The Spalding Suite

Inua Ellams (with others)
Fuel Theatre
Contact Theatre

George Bray, Jason York, Emmanuel Akwafo, KM Drew Boateng and Marcquelle Ward. Credit: Helen Maybanks
MC Zani confronts the cast Credit: Helen Maybanks

For the uninitiated, Spalding makes basketballs, its name clearly emblazoned on almost any ball you might encounter.

In these islands, basketball is very much a minority sport but, as director Benji Reid points out, an excellent topic for the kind of street dance/movement theatre he specialises in, for "basketball without the ball is dance".

Inua Ellams’s story of five basketball-obsessed friends, has a dramatic arc built around poems by himself and five other poets. Given that the poems came before the plot, Ellams left himself quite a task yet, for the most part, he pulls it off. Some of the poems are okay, others are quite brilliant. Taken alongside Reid’s excellent choreography and a perfectly matched live soundtrack by MC Zani (with music by Eric Lau), the result is a production full of treats for the eye, the ear and the mind.

At base, we have a simple story of male-bonding through a shared loved of sport; the physically impressive KM Drew Boateng commands attention in his monologues, while each of the others has a distinct (if slightly predictable) role in the group: Marcquelle Ward is the dandy for whom the gear is as important as the game; George Bray, the solid, reliable anchor; Emmanuel Akwafo, the fat boy who dreams of being better than he is; Jason York, the abused son whose anger pushes him to be better than the rest.

Trying to tell an ensemble story, filled with movement and music and excellent aural effects, in the space of an hour was bound to demand sacrifices in characterisation. Bray’s character seems underdeveloped, and it would be easy to take issue with the clichéd presentation of the fat-boy-who-everyone-laughs-at-but-who-has-his-moment-of-glory were it not for the charm, commitment and believability of Emmaneuel Akwafo’s performance in the role.

The struggle of Akwafo’s character begins at home. “Mother means well” but can’t understand his love of basketball which, when all’s said and done is “a game for girls”. His fantasies about his abilities—“I’m so fast I make race cars gasp”—soon come up against reality, when the genuine skill of Jason York’s troubled character, teases and torments him, before permitting entry to the team. (No imaginary ball for York, by the way, just bold and impressive technique with a genuine Spalding basketball).
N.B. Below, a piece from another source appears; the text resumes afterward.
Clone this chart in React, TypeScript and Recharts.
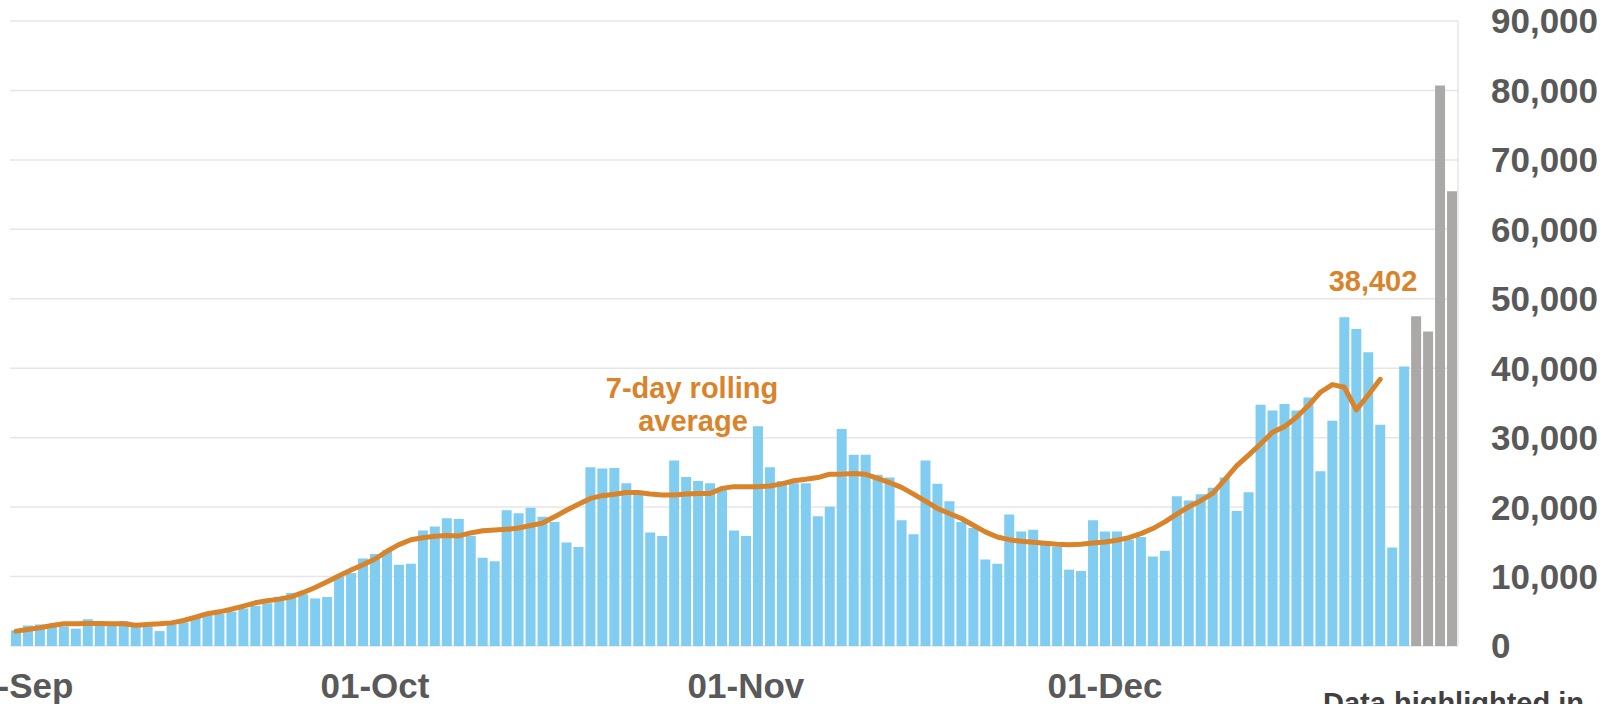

The challenge for any competitive sportsperson is the constant threat of that moment in which hope and dream get smashed against the wall of reality—being made to look into the ugly and unforgiving mug of our own limitations. For the five friends, this moment comes when they are humiliated by a kid whose talent so far outstrips their own, there is little for them to do but admire as, one by one, they fall in his wake. “We praised him with a chorus of ragged breath.” This episode involves beatboxer, MC Zani taking to the stage and gets a deserved round from the audience.

In sport, as in life, “every journey ends with a fall”. The measure of the man (and the true test of friendship) is how we respond to such brutal realities. At first, this gang fall into bickering, blame and insults—sparked by the bitter, angry reaction of their most talented player; the combination of an abusive home life and this loss of face on the basketball court threatens to sink him into despair and violence: “I am becoming my monster.”

Salvation lies through friendship and team work (including the generosity to give the big lad his moment of triumph). Sentimental perhaps, but not untruthful.

At the heart of The Spalding Suite is Benji Reid’s choreography, making imaginative use of slowed motion, the underlying geometric elements of basketball forms and props including a climbing wall and harness. The five actors, who played their part in the development of the choreography, also deserve credit for their contribution to a production that has not only athleticism but much that is graceful (in a suitably manly way, of course).

This is a high quality production, with the impact of Reid’s work being augmented by Ti Green’s design and (at the Contact) excellent work from the sound and lighting team.

It is an ideal introduction to a theatrical environment for schools, colleges or anyone else who feels more at home in a sports arena than in a darkened theatre space. Lovers of sport will get it; lovers of street dance and physical theatre will get it; lovers of words will also get it.

A complex collaborative, multi-art form show. Slam dunk.